## What is expected:
Retype only the lines from the one containing "Write the seaborn" through the one containing "return best", both included, word for word. Pictures stay out of the copy.

[Source code of charts]

------------------------------------------------

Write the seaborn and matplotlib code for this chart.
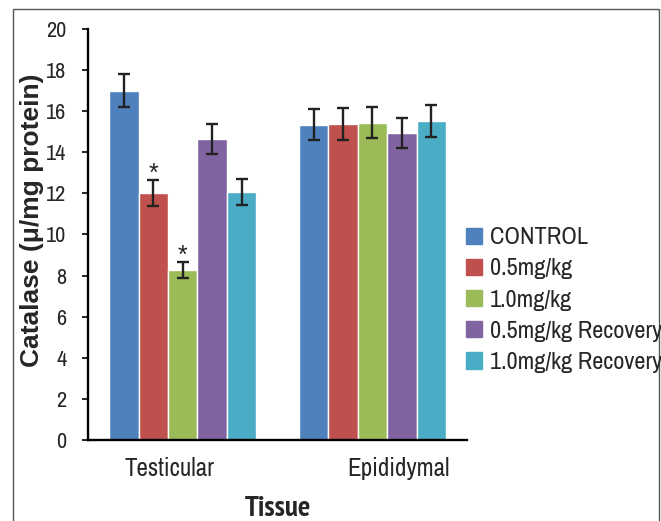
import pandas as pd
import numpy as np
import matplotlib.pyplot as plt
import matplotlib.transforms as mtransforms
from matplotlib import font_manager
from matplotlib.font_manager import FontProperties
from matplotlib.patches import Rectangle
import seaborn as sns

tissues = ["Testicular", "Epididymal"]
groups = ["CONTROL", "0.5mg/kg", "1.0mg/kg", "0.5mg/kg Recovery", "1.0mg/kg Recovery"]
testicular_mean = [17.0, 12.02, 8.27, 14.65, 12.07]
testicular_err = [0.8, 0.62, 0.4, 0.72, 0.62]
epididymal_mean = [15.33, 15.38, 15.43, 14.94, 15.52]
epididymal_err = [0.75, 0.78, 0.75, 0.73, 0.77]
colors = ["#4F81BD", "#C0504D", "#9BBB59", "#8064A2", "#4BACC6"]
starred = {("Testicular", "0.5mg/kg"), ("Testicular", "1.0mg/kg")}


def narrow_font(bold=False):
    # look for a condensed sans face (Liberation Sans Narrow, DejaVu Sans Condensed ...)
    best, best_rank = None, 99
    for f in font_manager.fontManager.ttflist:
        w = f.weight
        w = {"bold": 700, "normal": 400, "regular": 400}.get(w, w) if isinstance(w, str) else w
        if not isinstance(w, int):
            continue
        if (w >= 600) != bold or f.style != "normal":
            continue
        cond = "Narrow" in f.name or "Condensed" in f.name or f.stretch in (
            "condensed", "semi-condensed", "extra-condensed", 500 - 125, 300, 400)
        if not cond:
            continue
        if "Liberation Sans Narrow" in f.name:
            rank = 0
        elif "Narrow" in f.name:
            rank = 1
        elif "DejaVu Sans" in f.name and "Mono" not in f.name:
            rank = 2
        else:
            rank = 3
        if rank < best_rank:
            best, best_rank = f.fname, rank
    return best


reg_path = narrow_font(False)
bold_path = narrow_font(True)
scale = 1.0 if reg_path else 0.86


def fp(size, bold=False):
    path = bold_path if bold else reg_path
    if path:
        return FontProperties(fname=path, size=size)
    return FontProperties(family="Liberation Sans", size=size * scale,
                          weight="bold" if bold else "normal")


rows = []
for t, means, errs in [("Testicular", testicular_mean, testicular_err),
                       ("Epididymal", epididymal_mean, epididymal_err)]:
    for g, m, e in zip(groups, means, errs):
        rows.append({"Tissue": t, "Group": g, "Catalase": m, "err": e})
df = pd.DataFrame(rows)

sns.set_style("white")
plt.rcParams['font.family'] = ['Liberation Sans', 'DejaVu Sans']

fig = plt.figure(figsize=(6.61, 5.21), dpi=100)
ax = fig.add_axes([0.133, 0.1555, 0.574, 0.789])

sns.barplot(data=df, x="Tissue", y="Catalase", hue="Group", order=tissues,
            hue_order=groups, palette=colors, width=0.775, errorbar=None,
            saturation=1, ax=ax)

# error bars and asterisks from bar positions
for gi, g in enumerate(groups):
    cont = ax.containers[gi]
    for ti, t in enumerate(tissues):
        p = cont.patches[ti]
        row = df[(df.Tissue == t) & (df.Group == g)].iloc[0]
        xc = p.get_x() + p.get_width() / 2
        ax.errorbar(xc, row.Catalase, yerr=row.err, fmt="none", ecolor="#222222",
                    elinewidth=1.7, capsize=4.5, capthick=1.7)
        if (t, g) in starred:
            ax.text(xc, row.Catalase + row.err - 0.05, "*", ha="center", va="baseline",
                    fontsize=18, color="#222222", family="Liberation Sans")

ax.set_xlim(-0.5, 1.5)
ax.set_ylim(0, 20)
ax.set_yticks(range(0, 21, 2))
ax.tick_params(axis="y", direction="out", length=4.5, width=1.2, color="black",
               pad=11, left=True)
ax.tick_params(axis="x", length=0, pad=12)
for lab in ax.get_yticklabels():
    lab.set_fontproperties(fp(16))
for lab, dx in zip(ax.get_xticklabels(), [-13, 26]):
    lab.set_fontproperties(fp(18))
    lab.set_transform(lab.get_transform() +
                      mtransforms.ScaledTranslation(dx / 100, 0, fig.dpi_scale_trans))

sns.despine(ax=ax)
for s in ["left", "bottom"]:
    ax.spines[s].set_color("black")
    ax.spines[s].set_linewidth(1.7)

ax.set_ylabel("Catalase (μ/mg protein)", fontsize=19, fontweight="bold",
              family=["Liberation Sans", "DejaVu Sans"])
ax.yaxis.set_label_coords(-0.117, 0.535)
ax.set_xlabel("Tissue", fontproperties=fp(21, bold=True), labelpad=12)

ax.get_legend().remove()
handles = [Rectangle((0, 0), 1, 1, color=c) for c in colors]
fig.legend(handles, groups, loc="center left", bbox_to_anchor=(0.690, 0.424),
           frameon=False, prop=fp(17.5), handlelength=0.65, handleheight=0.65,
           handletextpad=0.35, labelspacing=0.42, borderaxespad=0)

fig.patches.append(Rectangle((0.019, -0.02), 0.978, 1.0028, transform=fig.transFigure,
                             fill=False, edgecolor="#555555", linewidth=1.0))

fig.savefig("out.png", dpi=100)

------------------------------------------------

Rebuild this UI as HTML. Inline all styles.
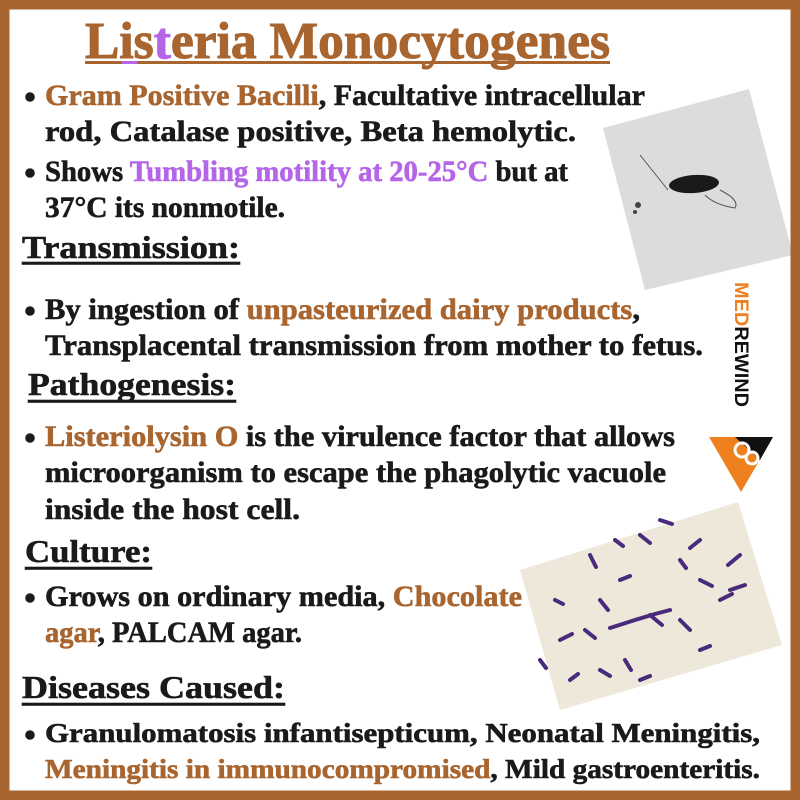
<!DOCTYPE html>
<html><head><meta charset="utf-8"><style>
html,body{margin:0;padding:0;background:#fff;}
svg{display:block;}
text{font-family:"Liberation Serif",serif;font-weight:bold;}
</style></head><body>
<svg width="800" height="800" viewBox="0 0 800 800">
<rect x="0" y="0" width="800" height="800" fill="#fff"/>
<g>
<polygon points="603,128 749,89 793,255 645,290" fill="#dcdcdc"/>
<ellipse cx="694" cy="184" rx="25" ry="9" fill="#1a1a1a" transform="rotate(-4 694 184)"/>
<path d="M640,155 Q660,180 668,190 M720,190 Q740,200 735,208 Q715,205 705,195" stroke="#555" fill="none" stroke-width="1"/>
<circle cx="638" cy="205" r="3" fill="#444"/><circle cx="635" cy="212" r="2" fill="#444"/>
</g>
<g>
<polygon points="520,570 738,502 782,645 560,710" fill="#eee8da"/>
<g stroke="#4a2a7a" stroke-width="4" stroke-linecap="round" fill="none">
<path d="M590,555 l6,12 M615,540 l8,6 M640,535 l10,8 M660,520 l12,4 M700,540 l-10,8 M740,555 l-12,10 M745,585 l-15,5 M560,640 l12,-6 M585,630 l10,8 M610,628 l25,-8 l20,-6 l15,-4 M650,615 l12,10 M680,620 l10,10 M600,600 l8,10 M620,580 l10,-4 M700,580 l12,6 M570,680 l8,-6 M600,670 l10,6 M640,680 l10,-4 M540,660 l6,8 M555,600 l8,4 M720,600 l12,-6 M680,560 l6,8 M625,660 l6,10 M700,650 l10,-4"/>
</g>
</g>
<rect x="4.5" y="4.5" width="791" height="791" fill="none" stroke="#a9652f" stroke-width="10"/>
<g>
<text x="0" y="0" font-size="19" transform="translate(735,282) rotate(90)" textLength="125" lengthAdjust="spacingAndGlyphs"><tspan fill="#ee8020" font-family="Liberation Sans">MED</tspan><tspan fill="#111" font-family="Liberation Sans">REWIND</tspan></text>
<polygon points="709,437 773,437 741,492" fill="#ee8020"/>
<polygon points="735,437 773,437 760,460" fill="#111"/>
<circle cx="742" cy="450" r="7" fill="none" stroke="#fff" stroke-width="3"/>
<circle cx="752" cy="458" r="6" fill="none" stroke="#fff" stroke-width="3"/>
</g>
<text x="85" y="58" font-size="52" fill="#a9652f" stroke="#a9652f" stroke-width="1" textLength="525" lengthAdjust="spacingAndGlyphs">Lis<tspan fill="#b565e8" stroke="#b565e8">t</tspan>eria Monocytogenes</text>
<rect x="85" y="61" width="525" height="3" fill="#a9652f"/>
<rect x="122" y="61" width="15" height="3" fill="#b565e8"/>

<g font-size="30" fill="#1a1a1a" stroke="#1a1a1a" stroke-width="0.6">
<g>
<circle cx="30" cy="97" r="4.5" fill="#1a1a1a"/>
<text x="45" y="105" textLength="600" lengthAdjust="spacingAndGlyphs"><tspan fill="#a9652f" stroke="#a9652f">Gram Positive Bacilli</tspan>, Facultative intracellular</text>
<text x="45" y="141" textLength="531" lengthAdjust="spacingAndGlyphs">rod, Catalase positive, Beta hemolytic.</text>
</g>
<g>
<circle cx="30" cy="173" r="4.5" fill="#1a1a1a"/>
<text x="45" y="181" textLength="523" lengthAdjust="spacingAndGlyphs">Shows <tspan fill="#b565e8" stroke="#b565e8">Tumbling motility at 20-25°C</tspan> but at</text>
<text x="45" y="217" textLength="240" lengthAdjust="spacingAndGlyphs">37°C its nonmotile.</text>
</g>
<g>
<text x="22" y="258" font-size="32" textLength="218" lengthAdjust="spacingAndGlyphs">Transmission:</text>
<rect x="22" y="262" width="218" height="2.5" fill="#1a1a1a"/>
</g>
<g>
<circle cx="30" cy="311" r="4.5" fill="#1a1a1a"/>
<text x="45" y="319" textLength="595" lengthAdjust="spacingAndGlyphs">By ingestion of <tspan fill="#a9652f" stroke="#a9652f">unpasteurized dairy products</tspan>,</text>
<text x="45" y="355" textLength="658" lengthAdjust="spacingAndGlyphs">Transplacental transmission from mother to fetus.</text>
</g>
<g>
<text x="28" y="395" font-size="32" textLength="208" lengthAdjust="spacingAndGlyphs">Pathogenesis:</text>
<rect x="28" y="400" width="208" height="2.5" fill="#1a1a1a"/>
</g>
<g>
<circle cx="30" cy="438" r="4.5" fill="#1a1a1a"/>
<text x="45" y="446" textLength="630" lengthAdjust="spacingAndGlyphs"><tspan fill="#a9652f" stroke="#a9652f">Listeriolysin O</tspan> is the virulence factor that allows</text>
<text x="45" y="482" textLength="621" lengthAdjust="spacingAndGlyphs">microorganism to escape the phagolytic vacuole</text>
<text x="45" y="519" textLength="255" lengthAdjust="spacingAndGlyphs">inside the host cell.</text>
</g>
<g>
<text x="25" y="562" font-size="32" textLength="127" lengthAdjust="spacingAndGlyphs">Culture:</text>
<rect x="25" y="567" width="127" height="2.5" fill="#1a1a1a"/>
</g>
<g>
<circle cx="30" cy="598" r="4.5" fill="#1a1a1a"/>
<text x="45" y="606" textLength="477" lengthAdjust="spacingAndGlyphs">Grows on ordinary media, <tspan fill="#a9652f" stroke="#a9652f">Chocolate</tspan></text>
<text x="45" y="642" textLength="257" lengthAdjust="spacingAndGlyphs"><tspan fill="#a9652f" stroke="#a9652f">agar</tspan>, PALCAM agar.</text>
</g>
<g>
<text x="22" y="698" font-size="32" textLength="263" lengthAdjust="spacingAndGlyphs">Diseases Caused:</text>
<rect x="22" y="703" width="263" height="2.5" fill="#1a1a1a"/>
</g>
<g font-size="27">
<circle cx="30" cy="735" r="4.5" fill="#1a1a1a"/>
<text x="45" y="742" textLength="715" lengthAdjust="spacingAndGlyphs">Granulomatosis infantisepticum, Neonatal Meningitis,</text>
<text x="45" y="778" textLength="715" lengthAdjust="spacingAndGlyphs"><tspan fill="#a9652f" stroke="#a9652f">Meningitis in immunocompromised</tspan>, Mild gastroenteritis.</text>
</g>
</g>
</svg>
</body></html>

------------------------------------------------

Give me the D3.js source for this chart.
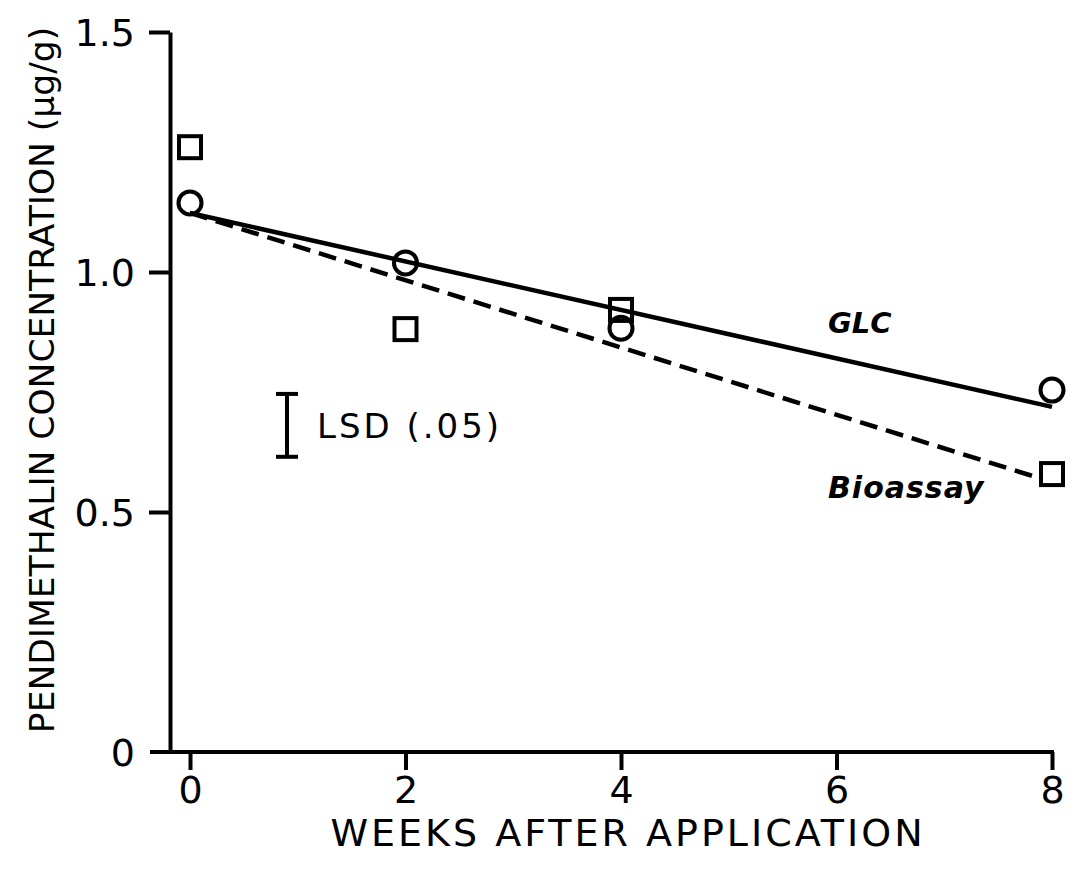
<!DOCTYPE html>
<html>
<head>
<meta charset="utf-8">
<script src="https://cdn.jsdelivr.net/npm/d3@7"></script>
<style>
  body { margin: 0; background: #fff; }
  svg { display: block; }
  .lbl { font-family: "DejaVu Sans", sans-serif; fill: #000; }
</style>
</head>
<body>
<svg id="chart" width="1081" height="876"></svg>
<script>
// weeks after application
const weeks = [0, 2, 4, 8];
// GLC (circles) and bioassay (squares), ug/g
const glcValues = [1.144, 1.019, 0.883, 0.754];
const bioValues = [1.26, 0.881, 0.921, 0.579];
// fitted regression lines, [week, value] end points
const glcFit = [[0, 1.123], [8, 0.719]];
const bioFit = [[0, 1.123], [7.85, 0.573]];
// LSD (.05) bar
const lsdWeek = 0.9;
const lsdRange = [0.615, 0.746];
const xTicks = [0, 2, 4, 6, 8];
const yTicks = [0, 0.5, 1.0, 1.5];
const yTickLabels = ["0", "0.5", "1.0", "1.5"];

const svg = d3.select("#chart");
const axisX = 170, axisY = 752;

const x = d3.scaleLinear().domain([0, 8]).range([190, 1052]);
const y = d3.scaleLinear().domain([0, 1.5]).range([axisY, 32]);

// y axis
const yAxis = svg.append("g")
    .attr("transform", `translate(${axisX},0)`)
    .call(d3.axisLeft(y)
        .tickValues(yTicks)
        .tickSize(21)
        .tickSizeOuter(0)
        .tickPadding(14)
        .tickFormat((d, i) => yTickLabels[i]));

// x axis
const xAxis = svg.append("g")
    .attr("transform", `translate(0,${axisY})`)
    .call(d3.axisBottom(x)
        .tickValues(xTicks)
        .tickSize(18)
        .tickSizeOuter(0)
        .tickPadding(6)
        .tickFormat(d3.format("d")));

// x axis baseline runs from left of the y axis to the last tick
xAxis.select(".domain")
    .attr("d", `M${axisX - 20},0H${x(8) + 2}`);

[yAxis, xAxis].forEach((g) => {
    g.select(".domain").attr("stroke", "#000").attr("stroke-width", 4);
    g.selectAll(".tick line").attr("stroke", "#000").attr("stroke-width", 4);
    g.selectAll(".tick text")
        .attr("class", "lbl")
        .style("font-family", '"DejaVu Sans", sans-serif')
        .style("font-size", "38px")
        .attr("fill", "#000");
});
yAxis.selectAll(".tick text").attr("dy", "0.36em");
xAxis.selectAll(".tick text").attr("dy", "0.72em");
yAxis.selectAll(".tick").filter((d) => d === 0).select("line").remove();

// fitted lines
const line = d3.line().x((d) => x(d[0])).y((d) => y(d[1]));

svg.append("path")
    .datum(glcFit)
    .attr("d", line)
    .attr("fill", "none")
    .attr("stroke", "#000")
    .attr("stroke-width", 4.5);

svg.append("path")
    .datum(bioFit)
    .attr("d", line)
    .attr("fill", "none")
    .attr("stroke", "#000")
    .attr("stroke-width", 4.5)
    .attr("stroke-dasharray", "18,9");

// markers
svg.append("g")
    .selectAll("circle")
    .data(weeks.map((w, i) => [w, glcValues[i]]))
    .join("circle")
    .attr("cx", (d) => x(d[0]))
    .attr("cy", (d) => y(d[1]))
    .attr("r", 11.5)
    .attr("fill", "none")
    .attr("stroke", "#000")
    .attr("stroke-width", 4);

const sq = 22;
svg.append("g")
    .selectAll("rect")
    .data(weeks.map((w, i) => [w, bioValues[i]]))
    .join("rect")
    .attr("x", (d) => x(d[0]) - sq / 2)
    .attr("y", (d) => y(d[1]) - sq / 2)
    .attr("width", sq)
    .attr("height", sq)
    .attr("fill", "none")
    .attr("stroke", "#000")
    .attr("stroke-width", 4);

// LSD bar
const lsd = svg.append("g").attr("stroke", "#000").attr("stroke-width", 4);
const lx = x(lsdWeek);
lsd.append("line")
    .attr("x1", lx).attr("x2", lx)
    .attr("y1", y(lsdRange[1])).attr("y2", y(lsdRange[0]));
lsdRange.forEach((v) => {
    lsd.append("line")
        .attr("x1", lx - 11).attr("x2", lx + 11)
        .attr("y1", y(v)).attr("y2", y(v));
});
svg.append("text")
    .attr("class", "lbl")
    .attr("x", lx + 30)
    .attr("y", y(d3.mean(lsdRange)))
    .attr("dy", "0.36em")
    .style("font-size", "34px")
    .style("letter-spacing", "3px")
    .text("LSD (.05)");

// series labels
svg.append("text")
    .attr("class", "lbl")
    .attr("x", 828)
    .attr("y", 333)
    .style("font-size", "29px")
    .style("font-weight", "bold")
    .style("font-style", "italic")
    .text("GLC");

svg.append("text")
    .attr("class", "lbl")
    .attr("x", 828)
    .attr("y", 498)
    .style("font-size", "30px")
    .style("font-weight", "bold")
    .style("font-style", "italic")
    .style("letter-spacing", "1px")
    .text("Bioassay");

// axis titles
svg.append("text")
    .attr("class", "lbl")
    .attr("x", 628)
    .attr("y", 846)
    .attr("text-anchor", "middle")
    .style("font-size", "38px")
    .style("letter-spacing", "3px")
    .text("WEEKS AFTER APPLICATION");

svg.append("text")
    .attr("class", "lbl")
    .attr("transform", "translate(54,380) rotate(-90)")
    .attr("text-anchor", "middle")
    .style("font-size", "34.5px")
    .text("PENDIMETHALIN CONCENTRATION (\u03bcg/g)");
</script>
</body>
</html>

------------------------------------------------

## Finished exercise:
Write the seaborn and matplotlib code for this chart.
import pandas as pd
import numpy as np
import matplotlib.pyplot as plt
import matplotlib.transforms as mtransforms
from matplotlib import font_manager
from matplotlib.font_manager import FontProperties
from matplotlib.patches import Rectangle
import seaborn as sns

tissues = ["Testicular", "Epididymal"]
groups = ["CONTROL", "0.5mg/kg", "1.0mg/kg", "0.5mg/kg Recovery", "1.0mg/kg Recovery"]
testicular_mean = [17.0, 12.02, 8.27, 14.65, 12.07]
testicular_err = [0.8, 0.62, 0.4, 0.72, 0.62]
epididymal_mean = [15.33, 15.38, 15.43, 14.94, 15.52]
epididymal_err = [0.75, 0.78, 0.75, 0.73, 0.77]
colors = ["#4F81BD", "#C0504D", "#9BBB59", "#8064A2", "#4BACC6"]
starred = {("Testicular", "0.5mg/kg"), ("Testicular", "1.0mg/kg")}


def narrow_font(bold=False):
    # look for a condensed sans face (Liberation Sans Narrow, DejaVu Sans Condensed ...)
    best, best_rank = None, 99
    for f in font_manager.fontManager.ttflist:
        w = f.weight
        w = {"bold": 700, "normal": 400, "regular": 400}.get(w, w) if isinstance(w, str) else w
        if not isinstance(w, int):
            continue
        if (w >= 600) != bold or f.style != "normal":
            continue
        cond = "Narrow" in f.name or "Condensed" in f.name or f.stretch in (
            "condensed", "semi-condensed", "extra-condensed", 500 - 125, 300, 400)
        if not cond:
            continue
        if "Liberation Sans Narrow" in f.name:
            rank = 0
        elif "Narrow" in f.name:
            rank = 1
        elif "DejaVu Sans" in f.name and "Mono" not in f.name:
            rank = 2
        else:
            rank = 3
        if rank < best_rank:
            best, best_rank = f.fname, rank
    return best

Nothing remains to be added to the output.